• _WHAT THE TASK ASKS_
Could the lines from the start of the data through the line with "var legendNames = categories.slice(0, 6);" be set down exactly, with no pictures among them?

• _EXERCISE INPUT_
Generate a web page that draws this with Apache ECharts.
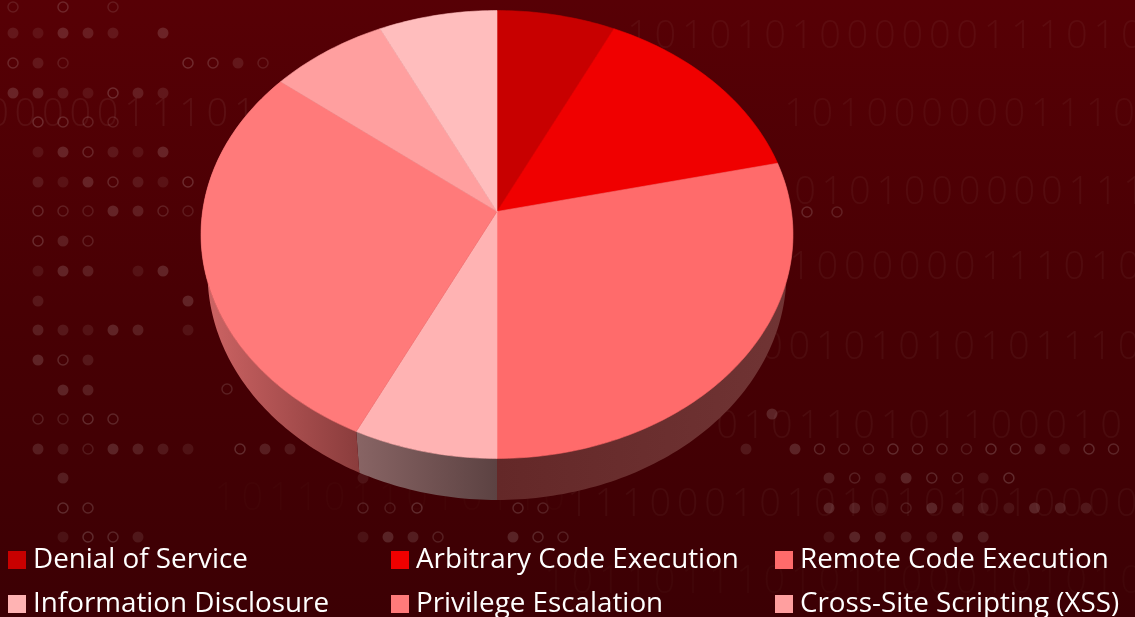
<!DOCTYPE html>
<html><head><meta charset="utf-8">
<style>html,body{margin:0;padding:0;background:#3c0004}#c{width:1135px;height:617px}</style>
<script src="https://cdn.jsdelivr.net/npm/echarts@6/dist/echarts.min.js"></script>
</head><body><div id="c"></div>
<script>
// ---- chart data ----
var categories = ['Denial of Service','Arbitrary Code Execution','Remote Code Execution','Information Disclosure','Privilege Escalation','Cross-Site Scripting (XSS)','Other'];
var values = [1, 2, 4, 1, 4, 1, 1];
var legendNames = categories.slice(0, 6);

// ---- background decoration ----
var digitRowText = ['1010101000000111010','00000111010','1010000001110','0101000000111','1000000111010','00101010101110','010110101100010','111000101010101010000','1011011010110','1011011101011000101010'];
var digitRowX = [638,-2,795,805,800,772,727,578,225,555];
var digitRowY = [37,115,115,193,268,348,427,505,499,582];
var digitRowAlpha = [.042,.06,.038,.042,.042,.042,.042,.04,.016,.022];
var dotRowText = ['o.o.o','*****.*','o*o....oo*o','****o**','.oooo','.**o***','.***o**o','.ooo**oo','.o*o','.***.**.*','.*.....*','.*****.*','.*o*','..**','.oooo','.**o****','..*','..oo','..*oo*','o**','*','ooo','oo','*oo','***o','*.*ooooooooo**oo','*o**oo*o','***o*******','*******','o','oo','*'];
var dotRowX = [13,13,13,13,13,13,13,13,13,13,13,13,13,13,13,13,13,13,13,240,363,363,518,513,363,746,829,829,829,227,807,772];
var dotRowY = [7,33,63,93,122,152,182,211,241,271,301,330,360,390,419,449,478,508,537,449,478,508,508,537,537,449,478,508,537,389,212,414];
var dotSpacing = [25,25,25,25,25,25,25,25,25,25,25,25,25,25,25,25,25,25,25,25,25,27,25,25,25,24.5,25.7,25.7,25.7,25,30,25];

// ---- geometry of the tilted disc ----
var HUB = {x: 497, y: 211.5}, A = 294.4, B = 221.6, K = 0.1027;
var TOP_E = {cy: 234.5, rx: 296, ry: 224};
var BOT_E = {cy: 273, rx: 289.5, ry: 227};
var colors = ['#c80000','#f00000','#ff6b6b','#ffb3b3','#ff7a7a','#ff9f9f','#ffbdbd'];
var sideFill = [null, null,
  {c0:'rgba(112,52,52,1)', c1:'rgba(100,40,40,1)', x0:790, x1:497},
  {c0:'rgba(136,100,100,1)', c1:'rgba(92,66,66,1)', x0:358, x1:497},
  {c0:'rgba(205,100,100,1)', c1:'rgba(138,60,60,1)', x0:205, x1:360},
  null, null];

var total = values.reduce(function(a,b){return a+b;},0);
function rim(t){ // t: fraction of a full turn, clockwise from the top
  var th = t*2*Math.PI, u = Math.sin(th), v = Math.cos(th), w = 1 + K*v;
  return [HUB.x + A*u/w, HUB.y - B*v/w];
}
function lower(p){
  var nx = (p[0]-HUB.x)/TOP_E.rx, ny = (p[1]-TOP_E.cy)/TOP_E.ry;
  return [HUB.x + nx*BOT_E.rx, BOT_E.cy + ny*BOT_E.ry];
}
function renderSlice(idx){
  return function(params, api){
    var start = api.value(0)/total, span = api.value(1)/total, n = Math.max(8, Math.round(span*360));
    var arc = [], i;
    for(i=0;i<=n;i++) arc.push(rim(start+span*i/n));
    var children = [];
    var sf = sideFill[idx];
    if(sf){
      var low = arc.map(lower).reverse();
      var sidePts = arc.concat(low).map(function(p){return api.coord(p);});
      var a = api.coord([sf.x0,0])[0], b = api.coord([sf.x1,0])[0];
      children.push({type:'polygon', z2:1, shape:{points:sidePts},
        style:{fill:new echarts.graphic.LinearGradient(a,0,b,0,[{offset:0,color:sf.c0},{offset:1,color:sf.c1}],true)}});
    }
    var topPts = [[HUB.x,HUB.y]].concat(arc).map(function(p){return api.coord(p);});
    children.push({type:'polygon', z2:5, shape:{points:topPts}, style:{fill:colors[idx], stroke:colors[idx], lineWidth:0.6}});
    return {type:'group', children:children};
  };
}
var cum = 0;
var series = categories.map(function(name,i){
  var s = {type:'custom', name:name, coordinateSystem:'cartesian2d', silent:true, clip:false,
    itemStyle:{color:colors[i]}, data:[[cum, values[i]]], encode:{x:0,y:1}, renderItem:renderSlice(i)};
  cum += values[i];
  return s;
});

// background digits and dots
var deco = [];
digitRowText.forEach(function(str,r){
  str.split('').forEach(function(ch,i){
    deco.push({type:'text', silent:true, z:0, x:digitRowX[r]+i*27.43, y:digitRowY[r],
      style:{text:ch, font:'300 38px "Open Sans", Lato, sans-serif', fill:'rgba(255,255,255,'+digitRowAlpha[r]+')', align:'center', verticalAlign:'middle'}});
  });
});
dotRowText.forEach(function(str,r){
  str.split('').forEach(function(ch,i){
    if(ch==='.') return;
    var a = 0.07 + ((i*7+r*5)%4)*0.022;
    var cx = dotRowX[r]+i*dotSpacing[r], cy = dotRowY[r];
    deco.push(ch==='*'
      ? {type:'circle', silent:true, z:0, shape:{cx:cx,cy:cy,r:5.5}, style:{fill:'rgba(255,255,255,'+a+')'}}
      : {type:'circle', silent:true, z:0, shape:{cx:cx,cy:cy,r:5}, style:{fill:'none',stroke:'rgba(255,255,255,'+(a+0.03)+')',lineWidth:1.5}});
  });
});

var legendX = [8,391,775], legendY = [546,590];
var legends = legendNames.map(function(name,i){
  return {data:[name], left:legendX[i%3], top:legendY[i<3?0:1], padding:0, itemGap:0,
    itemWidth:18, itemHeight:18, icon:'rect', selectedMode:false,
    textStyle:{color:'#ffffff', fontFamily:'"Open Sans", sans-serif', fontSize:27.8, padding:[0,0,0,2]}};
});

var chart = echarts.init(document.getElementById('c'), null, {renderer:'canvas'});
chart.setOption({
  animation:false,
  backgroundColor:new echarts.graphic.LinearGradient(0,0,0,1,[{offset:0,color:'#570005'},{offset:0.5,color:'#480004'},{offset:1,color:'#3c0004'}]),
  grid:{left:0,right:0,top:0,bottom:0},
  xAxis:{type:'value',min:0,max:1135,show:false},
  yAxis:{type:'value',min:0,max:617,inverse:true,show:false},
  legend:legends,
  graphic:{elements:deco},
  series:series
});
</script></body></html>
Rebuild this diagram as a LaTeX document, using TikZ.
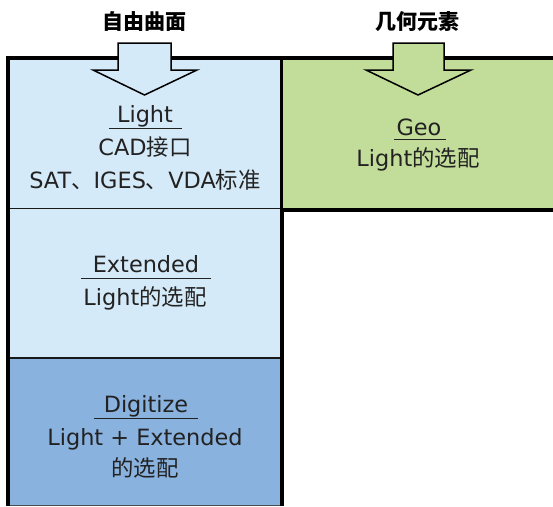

• _ANSWER_
Generate a web page that draws this with Apache ECharts.
<!DOCTYPE html>
<html><head><meta charset="utf-8">
<style>html,body{margin:0;padding:0;background:#3c0004}#c{width:1135px;height:617px}</style>
<script src="https://cdn.jsdelivr.net/npm/echarts@6/dist/echarts.min.js"></script>
</head><body><div id="c"></div>
<script>
// ---- chart data ----
var categories = ['Denial of Service','Arbitrary Code Execution','Remote Code Execution','Information Disclosure','Privilege Escalation','Cross-Site Scripting (XSS)','Other'];
var values = [1, 2, 4, 1, 4, 1, 1];
var legendNames = categories.slice(0, 6);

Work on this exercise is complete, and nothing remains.